Parce que Seiken Densetsu 3, malgré ses défauts, est une merveille de construction, d'ambiance, et de possibilités. Un jeu qui a su affiner la formule de son prédécesseur tout en proposant un niveau de personnalisation et de liberté qu’on n’aurait jamais osé espérer à l’époque.
La première claque, c’est ce système de choix de personnages. Six héros, trois que l’on sélectionne pour composer son groupe, avec une histoire qui s’adapte en fonction du trio choisi. C’était déjà un pari ambitieux à la sortie, mais ça reste aujourd’hui un modèle de rejouabilité intelligente. Ce n’est pas qu’un simple changement cosmétique, les antagonistes changent, les lieux évoluent, et surtout, la dynamique entre les personnages crée des variations subtiles mais marquantes dans le ressenti de l’aventure. Le fait que chaque personnage ait son propre passé, ses motivations, ses liens avec certains boss, donne au monde de Mana une épaisseur qu’on ne soupçonnait pas.
Le gameplay, quant à lui, reste fidèle à l’ADN de la série, des combats en temps réel avec une part de stratégie, mais ici grandement fluidifiés par rapport à Secret of Mana. L’abandon de la jauge de 100% pour les attaques, l’introduction d’un système de classes évolutives (jusqu’à quatre par personnage !) et la diversité des sorts permettent une montée en puissance à la fois grisante et gratifiante. On passe progressivement d’un trio maladroit à une escouade redoutable, avec des builds très différenciés selon qu’on opte pour une classe de lumière ou de ténèbres.
Il y a quelque chose de presque tactique dans la gestion de l’équipe, et c’est là une des grandes réussites du jeu.
Visuellement, Seiken Densetsu 3 pousse la Super Nintendo dans ses derniers retranchements. Les effets de lumière, les palettes de couleurs, les sprites détaillés, les animations de sortilèges… tout transpire le soin et l’élégance. C’est un jeu qui a de la grâce dans son pixel art, avec des environnements somptueux, les forêts enchantées, les volcans rugissants, les cieux suspendus… Chaque région a une ambiance propre, une musique mémorable, et une architecture visuelle marquante. Kikuta, encore lui, livre ici une OST d’une richesse rare, moins mélancolique que celle de Secret of Mana, mais plus diversifiée et parfois même plus marquante sur certains thèmes de boss ou de zone.
Et malgré tout ça, il y a une simplicité dans la narration. On n’est pas dans un grand récit shakespearien. C’est un conte, à nouveau. Mais un conte qui gagne en noirceur, en mystère, en souffle épique aussi. On est loin des longs dialogues alourdissants, des twists à répétition, ici, tout est clairement posé, efficacement rythmé, avec une montée dramatique bien dosée. Même si les personnages secondaires ne sont pas tous très développés, on retient les silhouettes, les enjeux, les tensions.

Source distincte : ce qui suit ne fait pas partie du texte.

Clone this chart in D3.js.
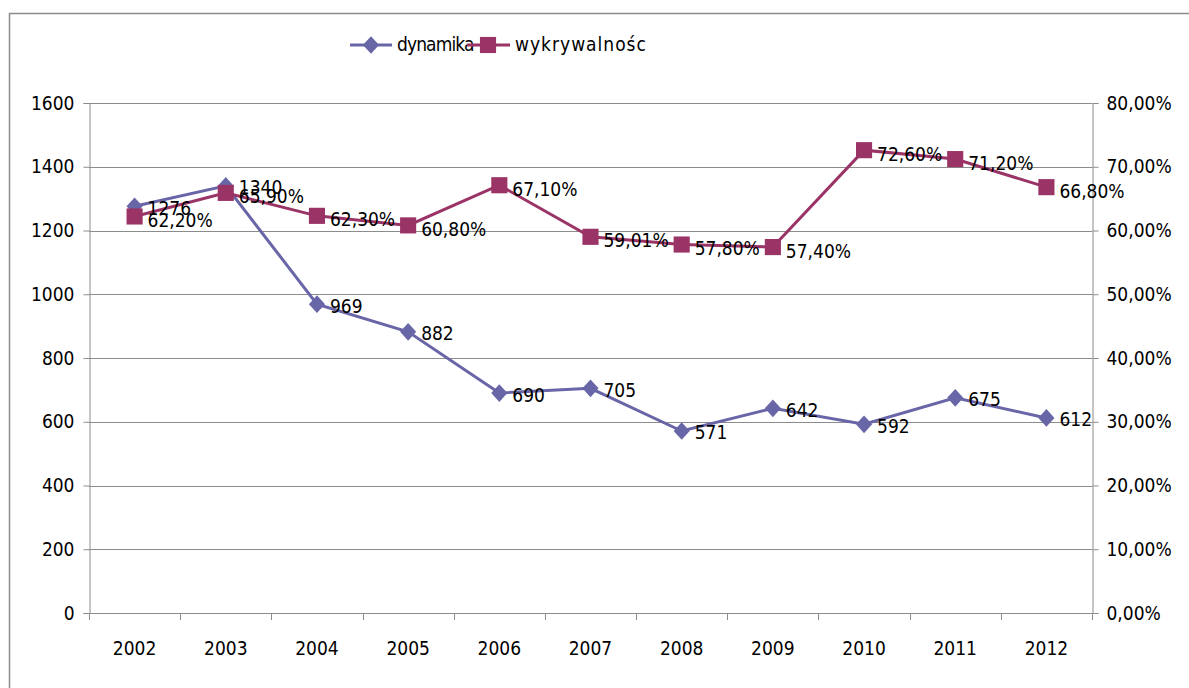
<!DOCTYPE html>
<html>
<head>
<meta charset="utf-8">
<script src="https://cdn.jsdelivr.net/npm/d3@7"></script>
<style>
  body { margin: 0; background: #fff; }
  svg text { font-family: "DejaVu Sans Condensed", "Liberation Sans Narrow", sans-serif; fill: #000; }
</style>
</head>
<body>
<script>
var lata = ["2002", "2003", "2004", "2005", "2006", "2007", "2008", "2009", "2010", "2011", "2012"];
var dynamika = [1276, 1340, 969, 882, 690, 705, 571, 642, 592, 675, 612];
var wykrywalnosc = [62.20, 65.90, 62.30, 60.80, 67.10, 59.01, 57.80, 57.40, 72.60, 71.20, 66.80];
var lewaOs = [0, 200, 400, 600, 800, 1000, 1200, 1400, 1600];
var prawaOs = [0, 10, 20, 30, 40, 50, 60, 70, 80];

var kolorDyn = "#6966a8";
var kolorWyk = "#9a3366";

// romb szerszy niz d3.symbolDiamond
var rombTyp = {
    draw: function(ctx, size) {
        var r = Math.sqrt(size / 2);
        ctx.moveTo(0, -r * 1.1);
        ctx.lineTo(r, 0);
        ctx.lineTo(0, r * 1.1);
        ctx.lineTo(-r, 0);
        ctx.closePath();
    }
};

function graficar() {
    var w = 1189;
    var h = 688;
    var left = 89, right = 1092, top = 103, bottom = 613;

    var svg = d3.select("body")
        .append("svg")
        .attr("width", w)
        .attr("height", h);

    // ramka wykresu (tylko lewa i gorna krawedz widoczna)
    svg.append("rect")
        .attr("x", 9.5).attr("y", 13.5)
        .attr("width", 1300).attr("height", 800)
        .attr("fill", "none")
        .attr("stroke", "#8c8c8c")
        .attr("stroke-width", 1.5);

    var x = d3.scaleBand().domain(lata).range([left, right]);
    var y = d3.scaleLinear().domain([0, 1600]).range([bottom, top]);
    var y2 = d3.scaleLinear().domain([0, 80]).range([bottom, top]);

    // linie siatki
    svg.append("g")
        .selectAll("line")
        .data(lewaOs.slice(1))
        .enter()
        .append("line")
        .attr("x1", left).attr("x2", right)
        .attr("y1", function(d) { return Math.round(y(d)) + 0.5; })
        .attr("y2", function(d) { return Math.round(y(d)) + 0.5; })
        .attr("stroke", "#8c8c8c");

    var fmtProc = function(d) { return d.toFixed(2).replace(".", ",") + "%"; };

    var osL = svg.append("g")
        .attr("transform", "translate(" + (left + 0.5) + ",0)")
        .call(d3.axisLeft(y).tickValues(lewaOs).tickSize(6).tickPadding(9).tickFormat(d3.format("d")));
    var osP = svg.append("g")
        .attr("transform", "translate(" + (right + 0.5) + ",0)")
        .call(d3.axisRight(y2).tickValues(prawaOs).tickSize(6).tickPadding(8).tickFormat(fmtProc));
    var osX = svg.append("g")
        .attr("transform", "translate(0," + (bottom + 0.5) + ")")
        .call(d3.axisBottom(x).tickSize(0).tickPadding(28));

    // znaczniki kategorii na granicach
    svg.append("g")
        .selectAll("line")
        .data(lata.concat(["koniec"]))
        .enter()
        .append("line")
        .attr("x1", function(d, i) { return Math.round(left + i * x.step()) + 0.5; })
        .attr("x2", function(d, i) { return Math.round(left + i * x.step()) + 0.5; })
        .attr("y1", bottom).attr("y2", bottom + 7)
        .attr("stroke", "#8c8c8c");

    [osL, osP, osX].forEach(function(g) {
        g.selectAll(".domain").attr("stroke", "#8c8c8c").attr("stroke-width", 1);
        g.selectAll(".tick line").attr("stroke", "#8c8c8c");
        g.selectAll("text").attr("font-size", 19).style("font-family", null);
    });
    osX.select(".domain").attr("d", "M" + left + ",0H" + right);

    var cx = function(i) { return x(lata[i]) + x.bandwidth() / 2; };

    // seria dynamika
    var liniaDyn = d3.line()
        .x(function(d, i) { return cx(i); })
        .y(function(d) { return y(d); });
    svg.append("path")
        .datum(dynamika)
        .attr("d", liniaDyn)
        .attr("fill", "none")
        .attr("stroke", kolorDyn)
        .attr("stroke-width", 3);

    // seria wykrywalnosc
    var liniaWyk = d3.line()
        .x(function(d, i) { return cx(i); })
        .y(function(d) { return y2(d); });
    svg.append("path")
        .datum(wykrywalnosc)
        .attr("d", liniaWyk)
        .attr("fill", "none")
        .attr("stroke", kolorWyk)
        .attr("stroke-width", 3);

    var romb = d3.symbol().type(rombTyp).size(130);
    var kwadrat = d3.symbol().type(d3.symbolSquare).size(260);

    svg.append("g")
        .selectAll("path")
        .data(dynamika)
        .enter()
        .append("path")
        .attr("d", romb)
        .attr("transform", function(d, i) { return "translate(" + cx(i) + "," + y(d) + ")"; })
        .attr("fill", kolorDyn);

    svg.append("g")
        .selectAll("path")
        .data(wykrywalnosc)
        .enter()
        .append("path")
        .attr("d", kwadrat)
        .attr("transform", function(d, i) { return "translate(" + cx(i) + "," + y2(d) + ")"; })
        .attr("fill", kolorWyk);

    // etykiety danych
    svg.append("g")
        .selectAll("text")
        .data(dynamika)
        .enter()
        .append("text")
        .text(function(d) { return d; })
        .attr("x", function(d, i) { return cx(i) + 13; })
        .attr("y", function(d) { return y(d) + 3; })
        .attr("dominant-baseline", "middle")
        .attr("font-size", 19);

    svg.append("g")
        .selectAll("text")
        .data(wykrywalnosc)
        .enter()
        .append("text")
        .text(fmtProc)
        .attr("x", function(d, i) { return cx(i) + 13; })
        .attr("y", function(d) { return y2(d) + 5; })
        .attr("dominant-baseline", "middle")
        .attr("font-size", 19);

    // legenda
    var leg = svg.append("g");
    leg.append("line").attr("x1", 350).attr("x2", 392).attr("y1", 45).attr("y2", 45)
        .attr("stroke", kolorDyn).attr("stroke-width", 3);
    leg.append("path").attr("d", romb).attr("transform", "translate(371,45)").attr("fill", kolorDyn);
    leg.append("text").attr("x", 397).attr("y", 45).attr("dominant-baseline", "middle")
        .attr("font-size", 19).attr("letter-spacing", -0.9)
        .text("dynamika");
    leg.append("line").attr("x1", 467).attr("x2", 510).attr("y1", 45).attr("y2", 45)
        .attr("stroke", kolorWyk).attr("stroke-width", 3);
    leg.append("path").attr("d", kwadrat).attr("transform", "translate(488,45)").attr("fill", kolorWyk);
    leg.append("text").attr("x", 515).attr("y", 45).attr("dominant-baseline", "middle")
        .attr("font-size", 19).attr("letter-spacing", 1)
        .text("wykrywalnośc");
}

graficar();
</script>
</body>
</html>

Est-ce que tout est parfait ?
Non, bien sûr.
L’IA alliée reste un peu gauche, parfois agaçante dans les boss fights. Certains donjons tournent vite en rond, et la dernière ligne droite multiplie les combats obligatoires sans toujours varier les mécaniques. Mais ce sont des scories, honnêtement. Rien qui ne vienne entacher la puissance de l’expérience.
Et puis surtout, il faut replacer Seiken Densetsu 3 dans son contexte, un jeu de 1995, qui proposait déjà une construction non linéaire, des choix déterminants, une personnalisation de classe, et une réelle ambition narrative modulaire… C’était en avance!
Aujourd’hui, très peu de JRPG osent ce niveau de souplesse. C’est une œuvre majeure, qu’on a eu la chance de voir enfin traduite et reconnue à sa juste valeur, même tardivement.
C’est un jeu qui m’a touché. Qui m’a rappelé pourquoi j’aimais les RPG. Pourquoi la magie d’un monde cohérent, la musique, les rencontres, les décisions, pouvaient suffire à me faire rêver pendant des dizaines d’heures.
Si Secret of Mana avait ouvert la voie avec poésie, Seiken Densetsu 3 l’a poursuivie avec une maturité inattendue. Pas juste une suite. Une renaissance, longtemps restée cachée et une récompense pour tous ceux qui n’avaient jamais cessé d’y croire.
PS: Son remake en 3D est de bonne facture. Il n'a pas la même aura et le charme de l'original reste intact. Mais si le remake permet de faire redécouvrir ce classique, alors je suis totalement pour!